Beberapa faktor lain yang mempengaruhi kesejahteraan psikologis antara lain
menurut Ryff & Singer (1996) sebagai berikut:
a. Usia
Ryff dan Keyes (1995) mengemukakan bahwa perbedaan usia
mempengaruhi perbedaan dimensi-dimensi kesejahteraan psikologis. Dalam
penelitiannya ditemukan bahwa dimensi penguasaan lingkungan dan dimensi
otonomi mengalami peningkatan seiring bertambahnya usia, terutama dari
dewasa muda hingga madya.
b. Jenis kelamin
Sejak kecil stereotipe gender telah tertanam dalam diri, anak lakilaki
digambarkan sebagai sosok yang agresif dan mandiri, sementara itu perempuan
digambarkan sebagai sosok yang pasif dan tergantung, serta sensitif terhadap
perasaan orang lain (Papalia, dkk., 1998). Tidaklah mengherankan bahwa sifat-
sifat stereotipe ini akhirnya terbawa oleh individu sampai individu tersebut
dewasa. Sebagai sosok yang digambarkan tergantung dan sensitif terhadap
perasaan sesamanya, sepanjang hidupnya wanita terbiasa untuk membina
keadaan harmoni dengan orang-orang di sekitarnya.
c. Status sosial ekonomi
Penelitian Diener dan Diener menunjukkan bahwa perubahan
penghasilan seseorang penting untuk kesejahteraan psikologisnya daripada
orang yang berpenghasilan tetap. Diener dan Diener juga mengamati bahwa
orang-orang yang berpenghasilan tinggi berada pada level kepuasan yang
tinggi pula, sehingga mereka dapat merasakan kesejahteraan psikologis (dalam
Hidalgo, 2010).
d. Budaya
Budaya dan masyarakat terkait dengan norma, nilai dan kebiasaan yang
berada dalam masyarakat. Budaya individualistik dan kolektivistik
memberikan perbedaan dalam kesejahteraan psikologis.

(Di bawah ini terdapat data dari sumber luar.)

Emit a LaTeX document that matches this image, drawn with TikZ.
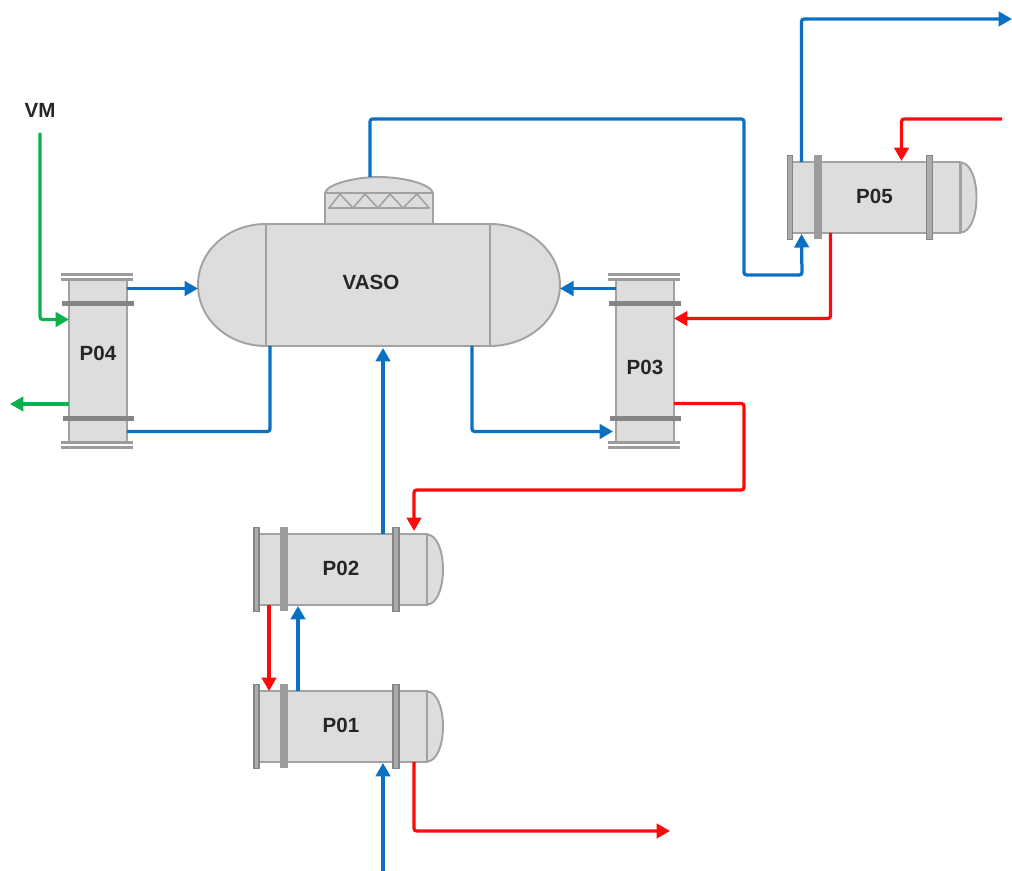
\documentclass[tikz,border=0pt]{standalone}
\usepackage{fontspec}
\usepackage{xcolor}
\usetikzlibrary{arrows.meta,calc}
\setmainfont{Liberation Sans}
\definecolor{vesselfill}{HTML}{DDDDDD}
\definecolor{vesseledge}{HTML}{A2A2A2}
\definecolor{flangefill}{HTML}{9C9C9C}
\definecolor{flangedark}{HTML}{858585}
\definecolor{pipeblue}{HTML}{0A70C4}
\definecolor{pipered}{HTML}{FF0A0A}
\definecolor{pipegreen}{HTML}{0CB14F}
\begin{document}
\begin{tikzpicture}[
  x=0.02cm, y=-0.02cm,
  shell/.style={draw=vesseledge, fill=vesselfill, line width=1.1pt},
  flange/.style={draw=none, fill=flangefill},
  flangepair/.style={draw=flangedark, fill=flangefill!85, line width=1pt},
  flangebar/.style={draw=none, fill=flangedark},
  tag/.style={font=\bfseries\fontsize{11.7pt}{13pt}\selectfont, text=black!85, inner sep=0pt, outer sep=0pt},
  pipeline/.style={line width=1.85pt, rounded corners=1.5pt},
  pipe/.style={pipeline, -{Triangle[length=0.27cm,width=0.29cm]}},
  bluepipe/.style={pipe, draw=pipeblue},
  redpipe/.style={pipe, draw=pipered},
  greenpipe/.style={pipe, draw=pipegreen},
]
\useasboundingbox (0,0) rectangle (1012,871);
% vessel, ends first so the body sits over them
\draw[shell] (266,224) .. controls (228,224) and (198,251) .. (198,285)
  .. controls (198,319) and (228,346) .. (266,346) -- cycle;
\draw[shell] (490,224) .. controls (528,224) and (560,251) .. (560,285)
  .. controls (560,319) and (528,346) .. (490,346) -- cycle;
\draw[shell] (325,224) -- (325,193) .. controls (327,184) and (355,177) .. (379,177)
  .. controls (403,177) and (431,184) .. (433,193) -- (433,224) -- cycle;
\draw[vesseledge, line width=1.1pt] (325,193) -- (433,193);
\draw[vesseledge, line width=1.1pt] (328,208) -- (430,208);
\draw[vesseledge, line width=0.9pt] (329,208) -- (340,194) -- (353,208) -- (365,194) -- (378,208)
  -- (390,194) -- (403,208) -- (417,194) -- (429,208);
\node[shell, minimum width=4.48cm, minimum height=2.44cm, outer sep=0pt] (vaso) at (378,285) {};
\node[tag] (vasotag) at (371,282) {VASO};

% horizontal exchangers: cap, body, flanges
\foreach \name/\labl/\xx/\yy in {
  p01/P01/342/726.5,
  p02/P02/342/569.5,
  p05/P05/875.5/197.5
} {
  \begin{scope}[shift={(\xx,\yy)}]
    \draw[shell] (85,-35) .. controls (95,-35) and (101,-18) .. (101,0)
      .. controls (101,18) and (95,35) .. (85,35) -- cycle;
    \node[shell, minimum width=3.4cm, minimum height=1.42cm, outer sep=0pt] (\name) at (0,0) {};
    \draw[vesseledge, line width=1.6pt] (85,-35) -- (85,35);
    \node[tag] (\name tag) at (-1,-1) {\labl};
    \draw[flangepair] (-88,-42) rectangle (-83,42);
    \draw[flange] (-62,-42) rectangle (-54,42);
    \draw[flangepair] (51,-42) rectangle (57,42);
  \end{scope}
}
% vertical exchangers, label height differs
\foreach \name/\labl/\xx/\dy in {
  p04/P04/98/-8,
  p03/P03/645/5.5
} {
  \begin{scope}[shift={(\xx,361.5)}]
    \node[shell, minimum width=1.16cm, minimum height=3.26cm, outer sep=0pt] (\name) at (0,0) {};
    \node[tag] (\name tag) at (0,\dy) {\labl};
    \draw[flange] (-37,-88) rectangle (35,-85);
    \draw[flange] (-37,-83) rectangle (35,-80);
    \draw[flangebar] (-36,-60) rectangle (36,-55);
    \draw[flangebar] (-35,55) rectangle (36,60);
    \draw[flange] (-37,80) rectangle (35,83);
    \draw[flange] (-37,85) rectangle (35,88);
  \end{scope}
}
\node[tag] (vm) at (40,110) {VM};

% free ends
\coordinate (vmout) at (10,404);
\coordinate (gasout) at (1012,19);
\coordinate (coldin) at (1002,119);
\coordinate (feedin) at (383,871);
\coordinate (hotout) at (670,831);
\coordinate (greenin) at (40,133);
\coordinate (p02top) at ($(p02.north west)+(126,0)$);
\coordinate (p02hot) at ($(p02.north west)+(157,-3)$);
\coordinate (p01hot) at ($(p01.south west)+(157,0)$);
\coordinate (p02red) at ($(p02.south west)+(12,0)$);
\coordinate (p01blue) at ($(p01.north west)+(41,0)$);
\coordinate (p05cold) at ($(p05.south west)+(11,0)$);
\coordinate (p05warm) at ($(p05.south west)+(40,0)$);
\coordinate (p03hot) at ($(p03.north east)+(0,123.5)$);
\coordinate (p03in) at ($(p03.north west)+(0,8.5)$);
\coordinate (p04out) at ($(p04.north east)+(0,8.5)$);
\coordinate (domeout) at (370,177);

\draw[greenpipe] (greenin) |- ($(p04.north west)+(0,39.5)$);
\draw[greenpipe] (p04.west |- vmout) -- (vmout);
\draw[bluepipe] (p04out) -- (p04out -| 198,0);
\draw[pipeline, draw=pipeblue] ($(vaso.south west)+(4,0)$) |- ($(p04.south east)+(0,-11.5)$);
\draw[bluepipe] ($(vaso.south east)+(-18,0)$) |- ($(p03.south west)+(-3,-11.5)$);
\draw[bluepipe] (p03in) -- (p03in -| 560,0);
\draw[redpipe] (p05warm) |- ($(p03.north east)+(0,38.5)$);
\draw[redpipe] (p03hot) -| (744,490) -| (p02hot);
\draw[bluepipe] (p02top) -- ($(p02top |- vaso.south)+(0,2)$);
\draw[redpipe] (p02red) -- (p02red |- p01.north);
\draw[bluepipe] (p01blue) -- ($(p01blue |- p02.south)+(0,1)$);
\draw[bluepipe] (feedin) -- ($(feedin |- p01.south)+(0,1)$);
\draw[redpipe] (p01hot) |- (hotout);
\draw[bluepipe] (domeout) |- (744,119) |- (802,275) -- ($(p05cold)+(0,1)$);
\draw[bluepipe] (p05cold |- p05.north) |- (gasout);
\draw[redpipe] (coldin) -| ($(p05.north west)+(111,-1)$);
\end{tikzpicture}
\end{document}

Berdasarkan pemaparan di atas penulis menyimpulkan faktor yang
mempengaruhi kesejahteraan psikologis mahasiswa yang bekerja berdasarkan
teori Ryff (1995), yaitu dukungan sosial sebagai ungkapan perilaku mendukung
kepada seorang individu yang diterima oleh individu yang bersangkutan dari
orang-orang yang bermakna dalam hidupnya, status ekonomi sosial yaitu
tingkatan ekonomi yang dipandang orang lain terhadap individu tersebut, jaringan
sosial yaitu kontak sosial yang dimiliki indiidu dalam lingkungan sekitarnya,
religiusitas yaitu pemaknaan diri individu dalam hidup kepada Tuhan, dan
keribadian sebagai acuan hidup individu dalam bersikap dan bersifat tehadap
kehidupan yang dijalani. Namun penulis lebih memfokuskan dukungan sosial
sebagai dasar variabel bebas penelitian dikarenakan aspek kesejahteraan
psikologis yang diungkapkan Ryff (1989) yaitu hubungan positif dengan orang
lain menunujukkan adanya hubungan kesejahteraan psikologis dengan dukungan
sosial. Selain itu variabel dukungan sosial dirasa lebih relevan dalam pengaruh
aspek-aspek kesejahteraan psikologis pada mahasiswa setelah mengetahui hasil
dari wawanara dan penelitian yang didapatkan sebelumnya yaitu kurangnya
berbagai dukungan dari teman dan rekan kerja mempengaruhi sedangnya
kesejahteraan psikologis mahasiswa yang bekerja.
B. Dukungan Sosial
1. Pengertian dukungan sosial
Dukungan sosial didefinisikan sebagai adanya atau tersedianya orang-orang
yang dapat diandalkan, dengan memperlihatkan bahwa ada orang lain yang
memperhatikan, menganggap kita bernilai dan mencintai kita (Sarason, 1983).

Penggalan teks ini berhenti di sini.